Rennie argues we could yet see further Australian dollar upside from here: "In the short term, I can see AUD up to 0.7380 (38.2% retracement of the May high to August low), possibly 0.7410/20 (the top of the downtrend from the September high last year and May high this year)."
But beyond that, Rennie remains confident in the RBA's view i.e. that markets are complacent on the Fed; that the outlook for iron ore prices will deteriorate as additional supply comes onstream in coming weeks; and that the chronic trade deficit will all help to undermine the A$ into the end of the year.
"So as we approach 0.7380/ 0.7420 I will be increasingly arguing to hedge or to sell AUD at levels that we would be most surprised to see persist into 2016," says Rennie.
Latest ANZ Forecasts See Lower AUD
ANZ have meanwhile confirmed they see the Australian / US dollar exchange rate falling from current levels over to achieve a lower level by year end:
"The AUD's recent recovery has come alongside a smart recovery in Asian EM currencies and a generally softer US dollar this far in October.
"We continue to forecast 70 cents for year-end, partly in anticipation of renewed market volatility out of the 17 Dec FOMC - whatever the outcome."
Commodity Prices: The Troubles Are Not Yet Over
For the New Zealand, Australian and Canadian dollars the movement of commodity prices remain central to their outlooks.
In short, should the downtrend in commodity prices resume you can expect the end of the rallies on the dollar complex.
Copper and oil prices have rebounded and numerous senior industry figures talked of the worst now being over.
“We agree that the downside price risks are receding as supply restructuring is gathering pace, but the bottoming out process is likely to last for a while yet,” say Barclays in their Commodity Weekly brief to clients.
If past patterns are any guide, Barclays argue, there is unlikely to be a sustainable improvement in the prices of either commodities until global GDP starts to improve and there is little sign of that yet.

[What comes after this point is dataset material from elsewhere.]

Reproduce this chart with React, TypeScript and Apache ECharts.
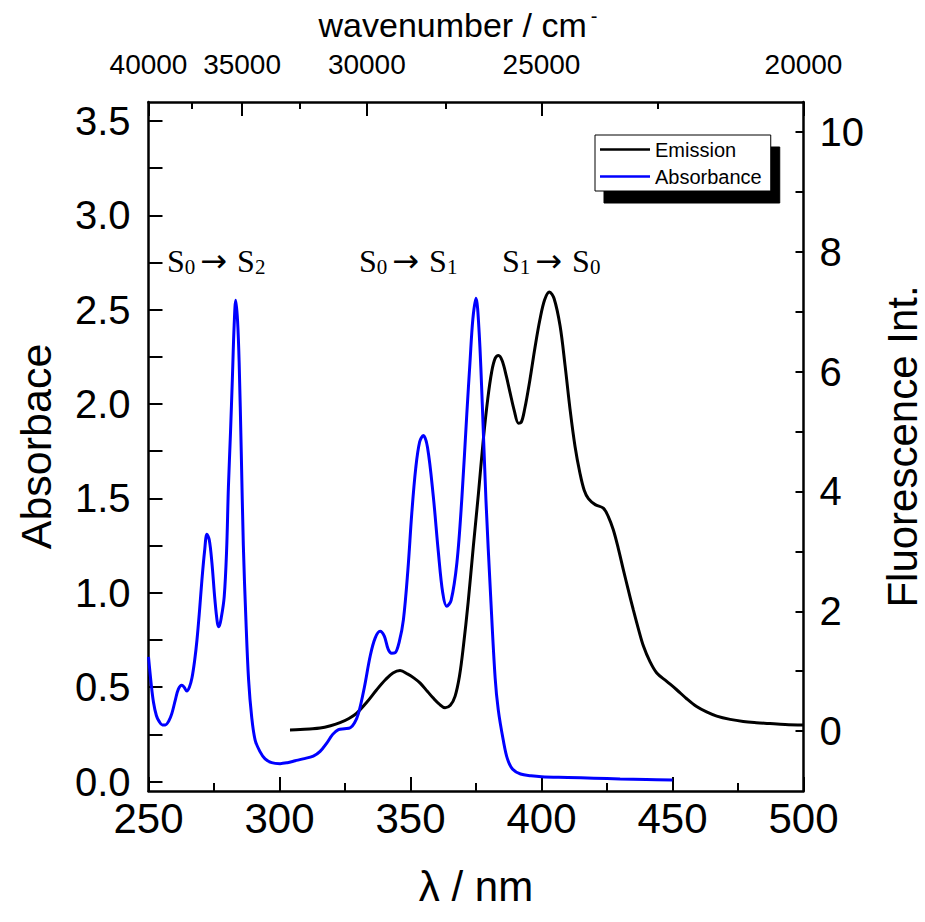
import React, { useEffect, useRef } from "react";
import * as echarts from "echarts";

// Absorbance spectrum (left axis)
const absWavelength = [
  250.0, 251.0, 251.9, 253.0, 254.0, 255.3, 256.4, 257.7, 258.9, 260.2, 261.4, 262.7, 263.6, 264.6, 265.6,
  266.6, 267.6, 268.5, 269.5, 270.4, 271.4, 272.3, 273.2, 274.2, 275.3, 276.3, 276.9, 277.8, 278.9, 279.8,
  280.5, 281.3, 282.0, 282.7, 283.3, 284.0, 284.6, 285.4, 286.2, 287.2, 288.2, 289.4, 290.7, 292.5, 294.5,
  297.0, 300.2, 303.0, 306.0, 309.0, 312.9, 315.5, 318.1, 320.3, 322.5, 324.8, 327.0, 328.6, 330.2, 332.4,
  334.6, 336.5, 338.4, 340.0, 341.5, 342.8, 344.1, 345.7, 347.3, 349.0, 350.5, 352.0, 353.5, 354.9, 356.5,
  358.7, 360.6, 362.3, 363.8, 365.5, 367.7, 369.6, 371.5, 372.7, 373.8, 375.0, 376.2, 377.4, 378.8, 380.6,
  382.3, 383.5, 385.4, 387.0, 389.0, 392.0, 396.0, 400.0, 410.0, 420.0, 430.0, 440.0, 450.0,
];
const absValues = [
  0.66, 0.52, 0.42, 0.35, 0.32, 0.30, 0.30, 0.32, 0.36, 0.43, 0.49, 0.51, 0.50, 0.48, 0.50,
  0.55, 0.64, 0.75, 0.91, 1.07, 1.22, 1.31, 1.28, 1.16, 0.97, 0.84, 0.82, 0.87, 0.98, 1.22,
  1.56, 1.85, 2.13, 2.42, 2.55, 2.44, 2.22, 1.75, 1.25, 0.85, 0.54, 0.34, 0.22, 0.16, 0.12,
  0.10, 0.095, 0.10, 0.11, 0.12, 0.135, 0.16, 0.205, 0.25, 0.275, 0.28, 0.285, 0.31, 0.364, 0.50,
  0.664, 0.76, 0.796, 0.77, 0.70, 0.68, 0.682, 0.74, 0.858, 1.12, 1.423, 1.66, 1.80, 1.833, 1.77,
  1.511, 1.22, 1.00, 0.929, 0.96, 1.158, 1.50, 1.95, 2.22, 2.45, 2.56, 2.38, 2.00, 1.49, 0.98,
  0.55, 0.38, 0.22, 0.12, 0.065, 0.04, 0.031, 0.026, 0.022, 0.018, 0.014, 0.011, 0.008,
];

// Emission spectrum (right axis)
const emWavelength = [
  304.0, 307.9, 311.5, 315.5, 319.5, 323.1, 326.5, 329.5, 333.3, 337.1, 340.5, 343.3, 346.0, 349.0, 351.5,
  353.7, 356.5, 358.5, 361.0, 363.2, 365.2, 367.0, 368.7, 370.2, 372.0, 374.0, 375.9, 377.8, 379.5, 381.0,
  382.3, 383.6, 385.0, 386.6, 388.0, 389.6, 391.2, 392.2, 393.6, 395.6, 397.5, 399.4, 401.2, 403.0, 404.8,
  407.1, 409.0, 410.9, 412.8, 414.7, 416.3, 417.9, 420.5, 423.6, 425.5, 427.4, 429.3, 431.2, 433.1, 435.0,
  436.9, 438.9, 441.4, 444.0, 447.8, 451.6, 455.4, 459.2, 463.0, 466.9, 472.0, 477.0, 482.0, 487.2, 493.0,
  500.0,
];
const emValues = [
  0.02, 0.025, 0.035, 0.05, 0.09, 0.14, 0.21, 0.30, 0.48, 0.69, 0.86, 0.97, 1.01, 0.95, 0.88,
  0.80, 0.66, 0.56, 0.45, 0.39, 0.43, 0.58, 0.92, 1.42, 2.15, 3.09, 3.95, 4.87, 5.55, 6.00,
  6.22, 6.27, 6.18, 5.92, 5.65, 5.35, 5.14, 5.15, 5.38, 5.87, 6.40, 6.87, 7.20, 7.33, 7.22,
  6.76, 6.10, 5.37, 4.75, 4.30, 4.02, 3.88, 3.78, 3.72, 3.58, 3.36, 3.05, 2.70, 2.36, 2.03,
  1.72, 1.42, 1.16, 0.97, 0.83, 0.69, 0.54, 0.41, 0.32, 0.25, 0.195, 0.16, 0.14, 0.125, 0.11,
  0.10,
];

// Axis ticks / labels
const wavelengthTicks = [250, 300, 350, 400, 450, 500];
const wavelengthMinorTicks = [275, 325, 375, 425, 475];
const wavenumberTicks = [40000, 35000, 30000, 25000, 20000];
const wavenumberMinorTicks = [37500, 32500, 27500, 22500];
const absorbanceLabels = [0, 0.5, 1.0, 1.5, 2.0, 2.5, 3.0, 3.5];
const absorbanceTicks = [0, 0.25, 0.5, 0.75, 1.0, 1.25, 1.5, 1.75, 2.0, 2.25, 2.5, 2.75, 3.0, 3.25, 3.5];
const fluorLabels = [0, 2, 4, 6, 8, 10];
const fluorTicks = [0, 1, 2, 3, 4, 5, 6, 7, 8, 9, 10];

const seriesNames = ["Emission", "Absorbance"];
const transitionLabels = ["S{s|0}{a|→}S{s|2}", "S{s|0}{a|→}S{s|1}", "S{s|1}{a|→}S{s|0}"];

const SANS = "'Liberation Sans', Arial, Helvetica, sans-serif";
const SERIF = "'Liberation Serif', 'Times New Roman', serif";

export default function App() {
  const ref = useRef<HTMLDivElement>(null);

  useEffect(() => {
    if (!ref.current) return;
    const chart = echarts.init(ref.current, undefined, { renderer: "svg" });

    const toNm = (w: number) => 1e7 / w;
    const axisLine = { show: true, onZero: false, lineStyle: { color: "#000", width: 2.5 } };
    const noLine = { show: false, onZero: false };

    const xRange = { type: "value" as const, min: 250, max: 500, splitLine: { show: false } };

    const option: any = {
      animation: false,
      backgroundColor: "#fff",
      grid: { left: 148.5, right: 121.5, top: 102, bottom: 131, containLabel: false, outerBoundsMode: "none" },
      legend: {
        data: seriesNames,
        orient: "vertical",
        left: 595,
        top: 135,
        backgroundColor: "#fff",
        borderColor: "#000",
        borderWidth: 1,
        borderRadius: 0,
        padding: [4, 9, 4, 5],
        itemGap: 6,
        itemWidth: 50,
        itemHeight: 2.5,
        icon: "rect",
        shadowColor: "#000",
        shadowBlur: 0,
        shadowOffsetX: 9,
        shadowOffsetY: 12,
        selectedMode: false,
        textStyle: { fontFamily: SANS, fontSize: 20, color: "#000", lineHeight: 21 },
      },
      xAxis: [
        {
          ...xRange,
          position: "bottom",
          axisLine,
          axisTick: { show: true, inside: true, length: 14, customValues: wavelengthTicks, lineStyle: { color: "#000", width: 2 } },
          axisLabel: { customValues: wavelengthTicks, fontFamily: SANS, fontSize: 42, color: "#000", margin: 6 },
          name: "λ / nm",
          nameLocation: "middle",
          nameGap: 74,
          nameTextStyle: { fontFamily: SANS, fontSize: 42, color: "#000" },
        },
        {
          ...xRange,
          position: "bottom",
          axisLine: noLine,
          axisTick: { show: true, inside: true, length: 8, customValues: wavelengthMinorTicks, lineStyle: { color: "#000", width: 2 } },
          axisLabel: { show: false },
        },
        {
          ...xRange,
          position: "top",
          axisLine,
          axisTick: { show: true, inside: true, length: 14, customValues: wavenumberTicks.map(toNm), lineStyle: { color: "#000", width: 2 } },
          axisLabel: {
            customValues: wavenumberTicks.map(toNm),
            formatter: (v: number) => String(Math.round(1e7 / v / 100) * 100),
            fontFamily: SANS,
            fontSize: 28,
            color: "#000",
            margin: 24,
          },
          name: "wavenumber / cm{sup|-}",
          nameLocation: "middle",
          nameGap: 58,
          nameTextStyle: {
            fontFamily: SANS,
            fontSize: 34,
            color: "#000",
            padding: [0, 36, 0, 0],
            rich: { sup: { fontFamily: SANS, fontSize: 20, color: "#000", verticalAlign: "top", padding: [0, 0, 18, 4] } },
          },
        },
        {
          ...xRange,
          position: "top",
          axisLine: noLine,
          axisTick: { show: true, inside: true, length: 7, customValues: wavenumberMinorTicks.map(toNm), lineStyle: { color: "#000", width: 2 } },
          axisLabel: { show: false },
        },
      ],
      yAxis: [
        {
          type: "value",
          position: "left",
          min: -0.05,
          max: 3.6,
          splitLine: { show: false },
          axisLine,
          axisTick: { show: true, inside: true, length: 14, customValues: absorbanceTicks, lineStyle: { color: "#000", width: 2 } },
          axisLabel: {
            customValues: absorbanceLabels,
            formatter: (v: number) => v.toFixed(1),
            fontFamily: SANS,
            fontSize: 40,
            color: "#000",
            margin: 18,
          },
          name: "Absorbace",
          nameLocation: "middle",
          nameRotate: 90,
          nameGap: 91,
          nameTextStyle: { fontFamily: SANS, fontSize: 43, color: "#000" },
        },
        {
          type: "value",
          position: "right",
          min: -1,
          max: 10.5,
          splitLine: { show: false },
          axisLine,
          axisTick: { show: true, inside: true, length: 8, customValues: fluorTicks, lineStyle: { color: "#000", width: 2 } },
          axisLabel: {
            customValues: fluorLabels,
            fontFamily: SANS,
            fontSize: 40,
            color: "#000",
            margin: 16,
          },
          name: "Fluorescence Int.",
          nameLocation: "middle",
          nameRotate: 90,
          nameGap: 78,
          nameTextStyle: { fontFamily: SANS, fontSize: 42, color: "#000" },
        },
      ],
      series: [
        {
          name: seriesNames[0],
          type: "line",
          xAxisIndex: 0,
          yAxisIndex: 1,
          data: emWavelength.map((w, i) => [w, emValues[i]]),
          symbol: "none",
          smooth: 0.35,
          lineStyle: { color: "#000", width: 3 },
          itemStyle: { color: "#000" },
        },
        {
          name: seriesNames[1],
          type: "line",
          xAxisIndex: 0,
          yAxisIndex: 0,
          data: absWavelength.map((w, i) => [w, absValues[i]]),
          symbol: "none",
          smooth: 0.35,
          lineStyle: { color: "#0000ff", width: 3 },
          itemStyle: { color: "#0000ff" },
        },
      ],
      graphic: transitionLabels.map((t, i) => ({
        type: "text",
        x: [167, 359, 502][i],
        y: 261,
        style: {
          text: t,
          fontFamily: SERIF,
          fontSize: 32,
          fill: "#000",
          verticalAlign: "middle",
          rich: {
            s: { fontFamily: SERIF, fontSize: 21, fill: "#000", verticalAlign: "bottom" },
            a: { fontFamily: "'DejaVu Sans', sans-serif", fontSize: 32, fill: "#000", verticalAlign: "bottom", padding: [0, 10, 0, 5] },
          },
        },
      })),
    };

    chart.setOption(option);
    return () => chart.dispose();
  }, []);

  return <div ref={ref} style={{ position: "fixed", left: 0, top: 0, width: 925, height: 922, background: "#fff" }} />;
}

RBA's Lowe: There are Reasons to be Positive
It's not all doom-and-gloom for the aussie though as RBA Deputy Governor Philip Lowe strikes an optimistic tone noting that the Bank retains flexibility on interest rates.
He emphasised that Australia’s economic fundamentals were good and the economy has high degree of flexibility at the CFA Institute Australia Investment Conference in Sydney.
Most of Dr Lowe’s remarks focused on the microeconomic reform agenda that would lift Australia’s living standard over the medium term, and so he did not directly address the near term path for interest rates in his speech.
Lowe said business conditions were above average overall and that business was reporting that current conditions are ok.
He said firms were willing to hire and as they have stated many times before, it is not clear at what point this will translate into higher capex.